* Begin Provided material *
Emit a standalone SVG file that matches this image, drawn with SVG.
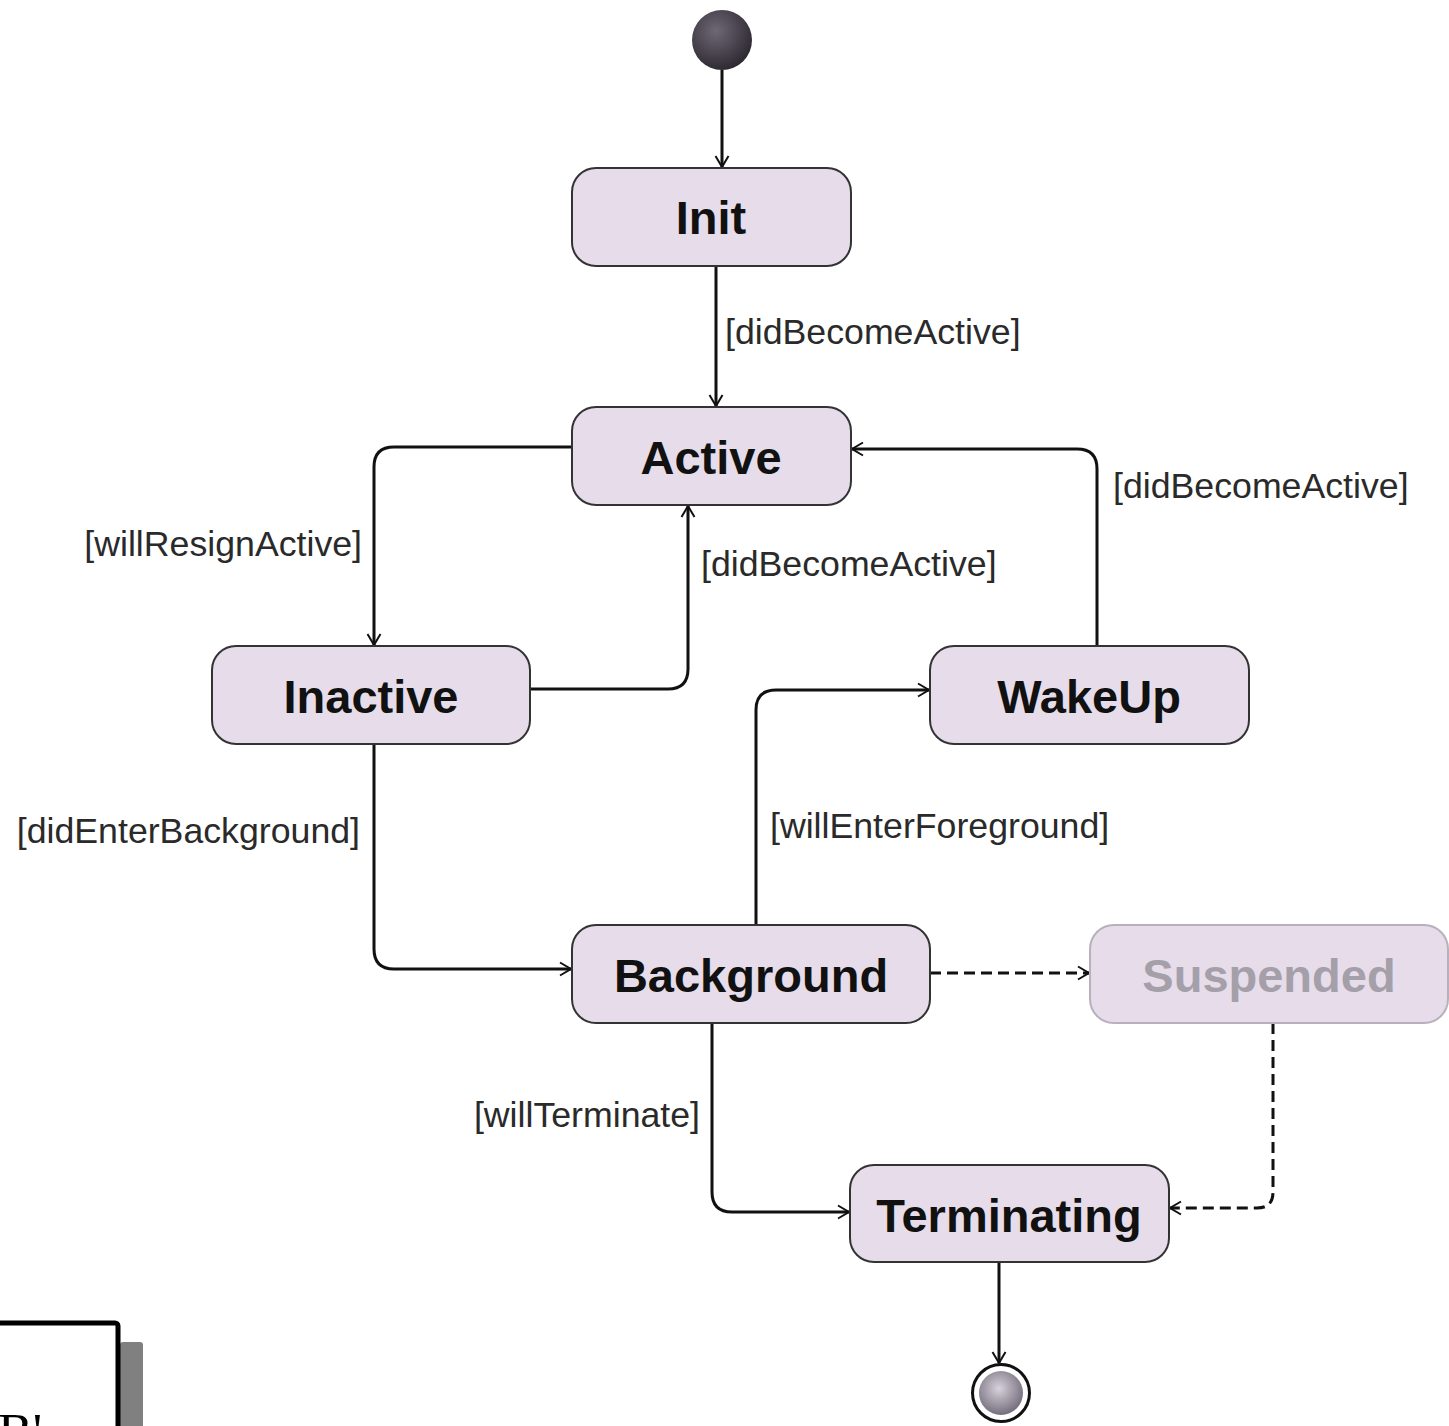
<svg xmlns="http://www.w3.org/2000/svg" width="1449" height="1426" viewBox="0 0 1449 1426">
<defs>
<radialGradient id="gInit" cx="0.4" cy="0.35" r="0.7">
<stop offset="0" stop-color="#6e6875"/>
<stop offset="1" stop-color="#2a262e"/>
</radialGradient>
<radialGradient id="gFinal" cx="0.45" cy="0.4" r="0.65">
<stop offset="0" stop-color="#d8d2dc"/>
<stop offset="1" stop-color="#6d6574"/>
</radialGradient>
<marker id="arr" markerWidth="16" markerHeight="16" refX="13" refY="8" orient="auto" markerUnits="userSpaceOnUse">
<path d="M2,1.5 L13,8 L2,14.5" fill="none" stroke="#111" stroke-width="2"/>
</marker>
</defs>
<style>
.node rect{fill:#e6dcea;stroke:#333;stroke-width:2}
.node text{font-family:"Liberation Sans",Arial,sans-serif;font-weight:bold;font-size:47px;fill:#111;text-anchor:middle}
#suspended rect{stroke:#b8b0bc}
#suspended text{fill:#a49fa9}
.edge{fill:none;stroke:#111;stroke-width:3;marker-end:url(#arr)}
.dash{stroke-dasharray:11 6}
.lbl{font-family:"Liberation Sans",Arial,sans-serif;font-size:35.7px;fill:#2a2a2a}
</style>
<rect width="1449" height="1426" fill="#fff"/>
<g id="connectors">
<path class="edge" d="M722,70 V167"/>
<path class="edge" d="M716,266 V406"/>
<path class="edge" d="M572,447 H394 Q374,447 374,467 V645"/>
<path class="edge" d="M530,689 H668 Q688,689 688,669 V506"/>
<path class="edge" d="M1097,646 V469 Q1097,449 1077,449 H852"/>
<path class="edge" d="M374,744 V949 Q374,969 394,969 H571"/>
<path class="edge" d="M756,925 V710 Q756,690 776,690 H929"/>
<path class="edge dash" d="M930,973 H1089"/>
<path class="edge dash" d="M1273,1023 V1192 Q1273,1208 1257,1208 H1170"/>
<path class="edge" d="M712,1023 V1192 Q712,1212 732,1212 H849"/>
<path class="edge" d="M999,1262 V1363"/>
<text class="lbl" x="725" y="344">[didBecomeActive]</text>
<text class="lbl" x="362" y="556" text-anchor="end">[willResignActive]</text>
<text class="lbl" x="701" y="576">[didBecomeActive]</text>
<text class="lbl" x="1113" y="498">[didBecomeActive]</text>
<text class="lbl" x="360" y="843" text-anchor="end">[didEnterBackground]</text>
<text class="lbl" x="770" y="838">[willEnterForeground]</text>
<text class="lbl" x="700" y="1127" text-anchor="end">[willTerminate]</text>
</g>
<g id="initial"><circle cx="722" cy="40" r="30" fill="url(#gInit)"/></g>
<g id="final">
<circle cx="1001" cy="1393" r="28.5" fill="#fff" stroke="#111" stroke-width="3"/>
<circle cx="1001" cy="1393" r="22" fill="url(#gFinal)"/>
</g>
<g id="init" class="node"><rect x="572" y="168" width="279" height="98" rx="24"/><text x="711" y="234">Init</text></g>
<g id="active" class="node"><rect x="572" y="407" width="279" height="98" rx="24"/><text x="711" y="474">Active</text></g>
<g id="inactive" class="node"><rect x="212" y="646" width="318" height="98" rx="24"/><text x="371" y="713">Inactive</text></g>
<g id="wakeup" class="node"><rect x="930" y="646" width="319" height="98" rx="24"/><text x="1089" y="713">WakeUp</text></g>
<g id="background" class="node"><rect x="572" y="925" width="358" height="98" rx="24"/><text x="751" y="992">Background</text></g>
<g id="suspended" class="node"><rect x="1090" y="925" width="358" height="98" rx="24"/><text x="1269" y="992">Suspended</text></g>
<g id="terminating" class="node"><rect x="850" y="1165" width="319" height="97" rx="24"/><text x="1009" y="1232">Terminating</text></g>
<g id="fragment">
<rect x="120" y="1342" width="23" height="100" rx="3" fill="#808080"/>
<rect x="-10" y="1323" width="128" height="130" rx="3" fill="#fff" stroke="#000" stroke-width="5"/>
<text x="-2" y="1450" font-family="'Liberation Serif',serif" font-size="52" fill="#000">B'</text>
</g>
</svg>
* End Provided material *
Retype each line of the listing above word for word. Exclude the pictures.

Emit a standalone SVG file that matches this image, drawn with SVG.
<svg xmlns="http://www.w3.org/2000/svg" width="1449" height="1426" viewBox="0 0 1449 1426">
<defs>
<radialGradient id="gInit" cx="0.4" cy="0.35" r="0.7">
<stop offset="0" stop-color="#6e6875"/>
<stop offset="1" stop-color="#2a262e"/>
</radialGradient>
<radialGradient id="gFinal" cx="0.45" cy="0.4" r="0.65">
<stop offset="0" stop-color="#d8d2dc"/>
<stop offset="1" stop-color="#6d6574"/>
</radialGradient>
<marker id="arr" markerWidth="16" markerHeight="16" refX="13" refY="8" orient="auto" markerUnits="userSpaceOnUse">
<path d="M2,1.5 L13,8 L2,14.5" fill="none" stroke="#111" stroke-width="2"/>
</marker>
</defs>
<style>
.node rect{fill:#e6dcea;stroke:#333;stroke-width:2}
.node text{font-family:"Liberation Sans",Arial,sans-serif;font-weight:bold;font-size:47px;fill:#111;text-anchor:middle}
#suspended rect{stroke:#b8b0bc}
#suspended text{fill:#a49fa9}
.edge{fill:none;stroke:#111;stroke-width:3;marker-end:url(#arr)}
.dash{stroke-dasharray:11 6}
.lbl{font-family:"Liberation Sans",Arial,sans-serif;font-size:35.7px;fill:#2a2a2a}
</style>
<rect width="1449" height="1426" fill="#fff"/>
<g id="connectors">
<path class="edge" d="M722,70 V167"/>
<path class="edge" d="M716,266 V406"/>
<path class="edge" d="M572,447 H394 Q374,447 374,467 V645"/>
<path class="edge" d="M530,689 H668 Q688,689 688,669 V506"/>
<path class="edge" d="M1097,646 V469 Q1097,449 1077,449 H852"/>
<path class="edge" d="M374,744 V949 Q374,969 394,969 H571"/>
<path class="edge" d="M756,925 V710 Q756,690 776,690 H929"/>
<path class="edge dash" d="M930,973 H1089"/>
<path class="edge dash" d="M1273,1023 V1192 Q1273,1208 1257,1208 H1170"/>
<path class="edge" d="M712,1023 V1192 Q712,1212 732,1212 H849"/>
<path class="edge" d="M999,1262 V1363"/>
<text class="lbl" x="725" y="344">[didBecomeActive]</text>
<text class="lbl" x="362" y="556" text-anchor="end">[willResignActive]</text>
<text class="lbl" x="701" y="576">[didBecomeActive]</text>
<text class="lbl" x="1113" y="498">[didBecomeActive]</text>
<text class="lbl" x="360" y="843" text-anchor="end">[didEnterBackground]</text>
<text class="lbl" x="770" y="838">[willEnterForeground]</text>
<text class="lbl" x="700" y="1127" text-anchor="end">[willTerminate]</text>
</g>
<g id="initial"><circle cx="722" cy="40" r="30" fill="url(#gInit)"/></g>
<g id="final">
<circle cx="1001" cy="1393" r="28.5" fill="#fff" stroke="#111" stroke-width="3"/>
<circle cx="1001" cy="1393" r="22" fill="url(#gFinal)"/>
</g>
<g id="init" class="node"><rect x="572" y="168" width="279" height="98" rx="24"/><text x="711" y="234">Init</text></g>
<g id="active" class="node"><rect x="572" y="407" width="279" height="98" rx="24"/><text x="711" y="474">Active</text></g>
<g id="inactive" class="node"><rect x="212" y="646" width="318" height="98" rx="24"/><text x="371" y="713">Inactive</text></g>
<g id="wakeup" class="node"><rect x="930" y="646" width="319" height="98" rx="24"/><text x="1089" y="713">WakeUp</text></g>
<g id="background" class="node"><rect x="572" y="925" width="358" height="98" rx="24"/><text x="751" y="992">Background</text></g>
<g id="suspended" class="node"><rect x="1090" y="925" width="358" height="98" rx="24"/><text x="1269" y="992">Suspended</text></g>
<g id="terminating" class="node"><rect x="850" y="1165" width="319" height="97" rx="24"/><text x="1009" y="1232">Terminating</text></g>
<g id="fragment">
<rect x="120" y="1342" width="23" height="100" rx="3" fill="#808080"/>
<rect x="-10" y="1323" width="128" height="130" rx="3" fill="#fff" stroke="#000" stroke-width="5"/>
<text x="-2" y="1450" font-family="'Liberation Serif',serif" font-size="52" fill="#000">B'</text>
</g>
</svg>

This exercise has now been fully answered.